◆ **Directions for this task**
Below is some material; transcribe all of it exactly.

◆ **Supplied material**
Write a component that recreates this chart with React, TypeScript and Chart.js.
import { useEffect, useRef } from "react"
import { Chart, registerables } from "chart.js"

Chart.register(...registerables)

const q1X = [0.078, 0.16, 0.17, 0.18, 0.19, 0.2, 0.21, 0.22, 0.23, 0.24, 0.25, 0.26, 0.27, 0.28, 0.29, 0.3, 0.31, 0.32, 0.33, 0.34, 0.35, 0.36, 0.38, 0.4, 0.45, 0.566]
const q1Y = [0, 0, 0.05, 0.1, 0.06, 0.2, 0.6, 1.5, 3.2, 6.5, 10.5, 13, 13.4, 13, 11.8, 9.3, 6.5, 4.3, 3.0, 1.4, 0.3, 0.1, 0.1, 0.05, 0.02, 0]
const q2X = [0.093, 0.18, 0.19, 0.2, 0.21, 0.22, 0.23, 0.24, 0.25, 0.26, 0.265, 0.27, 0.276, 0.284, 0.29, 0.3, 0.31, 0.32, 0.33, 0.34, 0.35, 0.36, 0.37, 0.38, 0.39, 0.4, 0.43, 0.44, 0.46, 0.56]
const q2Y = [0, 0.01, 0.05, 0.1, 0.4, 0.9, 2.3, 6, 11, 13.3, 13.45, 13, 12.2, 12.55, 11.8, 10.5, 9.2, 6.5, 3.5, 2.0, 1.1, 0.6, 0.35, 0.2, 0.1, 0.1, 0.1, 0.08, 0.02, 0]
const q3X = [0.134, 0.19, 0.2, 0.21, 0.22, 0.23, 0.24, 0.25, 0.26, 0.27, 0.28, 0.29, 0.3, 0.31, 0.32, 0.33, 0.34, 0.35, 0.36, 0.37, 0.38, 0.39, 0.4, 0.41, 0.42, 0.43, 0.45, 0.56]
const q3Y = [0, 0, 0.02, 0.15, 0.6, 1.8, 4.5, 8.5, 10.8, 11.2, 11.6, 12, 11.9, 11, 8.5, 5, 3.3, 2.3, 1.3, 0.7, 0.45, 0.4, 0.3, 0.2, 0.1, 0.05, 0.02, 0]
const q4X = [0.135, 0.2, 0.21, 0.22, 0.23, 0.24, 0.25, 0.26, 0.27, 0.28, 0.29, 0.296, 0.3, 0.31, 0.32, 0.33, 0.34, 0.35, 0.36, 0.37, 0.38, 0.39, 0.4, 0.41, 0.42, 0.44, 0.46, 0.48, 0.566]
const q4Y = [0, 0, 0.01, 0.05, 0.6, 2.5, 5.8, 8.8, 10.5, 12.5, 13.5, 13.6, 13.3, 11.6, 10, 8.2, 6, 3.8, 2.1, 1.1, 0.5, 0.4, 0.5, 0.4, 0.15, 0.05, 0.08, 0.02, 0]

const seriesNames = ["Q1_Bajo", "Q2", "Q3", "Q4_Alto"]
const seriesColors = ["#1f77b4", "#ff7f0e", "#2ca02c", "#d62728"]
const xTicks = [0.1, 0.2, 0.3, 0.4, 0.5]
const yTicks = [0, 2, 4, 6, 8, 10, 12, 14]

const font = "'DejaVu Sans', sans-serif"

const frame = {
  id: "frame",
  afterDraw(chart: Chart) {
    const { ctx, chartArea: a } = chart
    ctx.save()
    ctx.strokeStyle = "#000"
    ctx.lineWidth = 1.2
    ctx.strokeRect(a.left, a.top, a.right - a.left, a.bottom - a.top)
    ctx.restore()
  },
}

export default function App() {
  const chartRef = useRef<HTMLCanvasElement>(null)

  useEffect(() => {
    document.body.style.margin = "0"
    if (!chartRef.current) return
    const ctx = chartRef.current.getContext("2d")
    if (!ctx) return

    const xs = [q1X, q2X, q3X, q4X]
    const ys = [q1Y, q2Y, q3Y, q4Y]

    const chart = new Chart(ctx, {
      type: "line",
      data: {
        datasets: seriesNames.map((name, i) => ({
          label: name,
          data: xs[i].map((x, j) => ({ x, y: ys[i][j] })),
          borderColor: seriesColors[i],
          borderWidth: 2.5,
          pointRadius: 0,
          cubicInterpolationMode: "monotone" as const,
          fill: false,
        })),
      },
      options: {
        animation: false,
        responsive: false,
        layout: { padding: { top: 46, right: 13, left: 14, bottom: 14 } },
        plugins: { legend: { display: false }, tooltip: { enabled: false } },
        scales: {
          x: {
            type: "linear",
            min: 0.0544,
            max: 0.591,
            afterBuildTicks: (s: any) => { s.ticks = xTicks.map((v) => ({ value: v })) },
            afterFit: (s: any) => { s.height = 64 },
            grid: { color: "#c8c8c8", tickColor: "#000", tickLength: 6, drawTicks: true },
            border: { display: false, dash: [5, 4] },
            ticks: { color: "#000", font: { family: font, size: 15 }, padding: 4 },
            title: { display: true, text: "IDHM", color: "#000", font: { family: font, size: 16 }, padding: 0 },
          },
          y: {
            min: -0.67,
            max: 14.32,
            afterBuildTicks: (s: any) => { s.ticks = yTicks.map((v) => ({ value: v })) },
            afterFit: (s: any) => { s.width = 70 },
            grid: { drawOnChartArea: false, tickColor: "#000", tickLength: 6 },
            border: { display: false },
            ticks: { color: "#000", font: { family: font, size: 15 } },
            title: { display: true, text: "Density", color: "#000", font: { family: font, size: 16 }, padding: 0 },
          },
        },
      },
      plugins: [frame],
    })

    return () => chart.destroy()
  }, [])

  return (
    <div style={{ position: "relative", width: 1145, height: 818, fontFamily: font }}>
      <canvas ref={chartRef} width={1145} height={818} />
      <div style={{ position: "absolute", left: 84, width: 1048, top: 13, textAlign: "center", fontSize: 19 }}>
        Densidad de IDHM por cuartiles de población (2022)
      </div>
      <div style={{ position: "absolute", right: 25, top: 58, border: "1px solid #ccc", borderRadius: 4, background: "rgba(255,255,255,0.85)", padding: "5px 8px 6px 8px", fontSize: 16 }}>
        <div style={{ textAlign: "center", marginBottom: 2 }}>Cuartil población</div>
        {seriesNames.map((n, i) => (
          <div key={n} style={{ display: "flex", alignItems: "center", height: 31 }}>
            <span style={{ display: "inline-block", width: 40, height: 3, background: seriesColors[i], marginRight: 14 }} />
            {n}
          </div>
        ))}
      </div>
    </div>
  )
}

◆ **Response to the exercise**
Write a component that recreates this chart with React, TypeScript and Chart.js.
import { useEffect, useRef } from "react"
import { Chart, registerables } from "chart.js"

Chart.register(...registerables)

const q1X = [0.078, 0.16, 0.17, 0.18, 0.19, 0.2, 0.21, 0.22, 0.23, 0.24, 0.25, 0.26, 0.27, 0.28, 0.29, 0.3, 0.31, 0.32, 0.33, 0.34, 0.35, 0.36, 0.38, 0.4, 0.45, 0.566]
const q1Y = [0, 0, 0.05, 0.1, 0.06, 0.2, 0.6, 1.5, 3.2, 6.5, 10.5, 13, 13.4, 13, 11.8, 9.3, 6.5, 4.3, 3.0, 1.4, 0.3, 0.1, 0.1, 0.05, 0.02, 0]
const q2X = [0.093, 0.18, 0.19, 0.2, 0.21, 0.22, 0.23, 0.24, 0.25, 0.26, 0.265, 0.27, 0.276, 0.284, 0.29, 0.3, 0.31, 0.32, 0.33, 0.34, 0.35, 0.36, 0.37, 0.38, 0.39, 0.4, 0.43, 0.44, 0.46, 0.56]
const q2Y = [0, 0.01, 0.05, 0.1, 0.4, 0.9, 2.3, 6, 11, 13.3, 13.45, 13, 12.2, 12.55, 11.8, 10.5, 9.2, 6.5, 3.5, 2.0, 1.1, 0.6, 0.35, 0.2, 0.1, 0.1, 0.1, 0.08, 0.02, 0]
const q3X = [0.134, 0.19, 0.2, 0.21, 0.22, 0.23, 0.24, 0.25, 0.26, 0.27, 0.28, 0.29, 0.3, 0.31, 0.32, 0.33, 0.34, 0.35, 0.36, 0.37, 0.38, 0.39, 0.4, 0.41, 0.42, 0.43, 0.45, 0.56]
const q3Y = [0, 0, 0.02, 0.15, 0.6, 1.8, 4.5, 8.5, 10.8, 11.2, 11.6, 12, 11.9, 11, 8.5, 5, 3.3, 2.3, 1.3, 0.7, 0.45, 0.4, 0.3, 0.2, 0.1, 0.05, 0.02, 0]
const q4X = [0.135, 0.2, 0.21, 0.22, 0.23, 0.24, 0.25, 0.26, 0.27, 0.28, 0.29, 0.296, 0.3, 0.31, 0.32, 0.33, 0.34, 0.35, 0.36, 0.37, 0.38, 0.39, 0.4, 0.41, 0.42, 0.44, 0.46, 0.48, 0.566]
const q4Y = [0, 0, 0.01, 0.05, 0.6, 2.5, 5.8, 8.8, 10.5, 12.5, 13.5, 13.6, 13.3, 11.6, 10, 8.2, 6, 3.8, 2.1, 1.1, 0.5, 0.4, 0.5, 0.4, 0.15, 0.05, 0.08, 0.02, 0]

const seriesNames = ["Q1_Bajo", "Q2", "Q3", "Q4_Alto"]
const seriesColors = ["#1f77b4", "#ff7f0e", "#2ca02c", "#d62728"]
const xTicks = [0.1, 0.2, 0.3, 0.4, 0.5]
const yTicks = [0, 2, 4, 6, 8, 10, 12, 14]

const font = "'DejaVu Sans', sans-serif"

const frame = {
  id: "frame",
  afterDraw(chart: Chart) {
    const { ctx, chartArea: a } = chart
    ctx.save()
    ctx.strokeStyle = "#000"
    ctx.lineWidth = 1.2
    ctx.strokeRect(a.left, a.top, a.right - a.left, a.bottom - a.top)
    ctx.restore()
  },
}

export default function App() {
  const chartRef = useRef<HTMLCanvasElement>(null)

  useEffect(() => {
    document.body.style.margin = "0"
    if (!chartRef.current) return
    const ctx = chartRef.current.getContext("2d")
    if (!ctx) return

    const xs = [q1X, q2X, q3X, q4X]
    const ys = [q1Y, q2Y, q3Y, q4Y]

    const chart = new Chart(ctx, {
      type: "line",
      data: {
        datasets: seriesNames.map((name, i) => ({
          label: name,
          data: xs[i].map((x, j) => ({ x, y: ys[i][j] })),
          borderColor: seriesColors[i],
          borderWidth: 2.5,
          pointRadius: 0,
          cubicInterpolationMode: "monotone" as const,
          fill: false,
        })),
      },
      options: {
        animation: false,
        responsive: false,
        layout: { padding: { top: 46, right: 13, left: 14, bottom: 14 } },
        plugins: { legend: { display: false }, tooltip: { enabled: false } },
        scales: {
          x: {
            type: "linear",
            min: 0.0544,
            max: 0.591,
            afterBuildTicks: (s: any) => { s.ticks = xTicks.map((v) => ({ value: v })) },
            afterFit: (s: any) => { s.height = 64 },
            grid: { color: "#c8c8c8", tickColor: "#000", tickLength: 6, drawTicks: true },
            border: { display: false, dash: [5, 4] },
            ticks: { color: "#000", font: { family: font, size: 15 }, padding: 4 },
            title: { display: true, text: "IDHM", color: "#000", font: { family: font, size: 16 }, padding: 0 },
          },
          y: {
            min: -0.67,
            max: 14.32,
            afterBuildTicks: (s: any) => { s.ticks = yTicks.map((v) => ({ value: v })) },
            afterFit: (s: any) => { s.width = 70 },
            grid: { drawOnChartArea: false, tickColor: "#000", tickLength: 6 },
            border: { display: false },
            ticks: { color: "#000", font: { family: font, size: 15 } },
            title: { display: true, text: "Density", color: "#000", font: { family: font, size: 16 }, padding: 0 },
          },
        },
      },
      plugins: [frame],
    })

    return () => chart.destroy()
  }, [])

  return (
    <div style={{ position: "relative", width: 1145, height: 818, fontFamily: font }}>
      <canvas ref={chartRef} width={1145} height={818} />
      <div style={{ position: "absolute", left: 84, width: 1048, top: 13, textAlign: "center", fontSize: 19 }}>
        Densidad de IDHM por cuartiles de población (2022)
      </div>
      <div style={{ position: "absolute", right: 25, top: 58, border: "1px solid #ccc", borderRadius: 4, background: "rgba(255,255,255,0.85)", padding: "5px 8px 6px 8px", fontSize: 16 }}>
        <div style={{ textAlign: "center", marginBottom: 2 }}>Cuartil población</div>
        {seriesNames.map((n, i) => (
          <div key={n} style={{ display: "flex", alignItems: "center", height: 31 }}>
            <span style={{ display: "inline-block", width: 40, height: 3, background: seriesColors[i], marginRight: 14 }} />
            {n}
          </div>
        ))}
      </div>
    </div>
  )
}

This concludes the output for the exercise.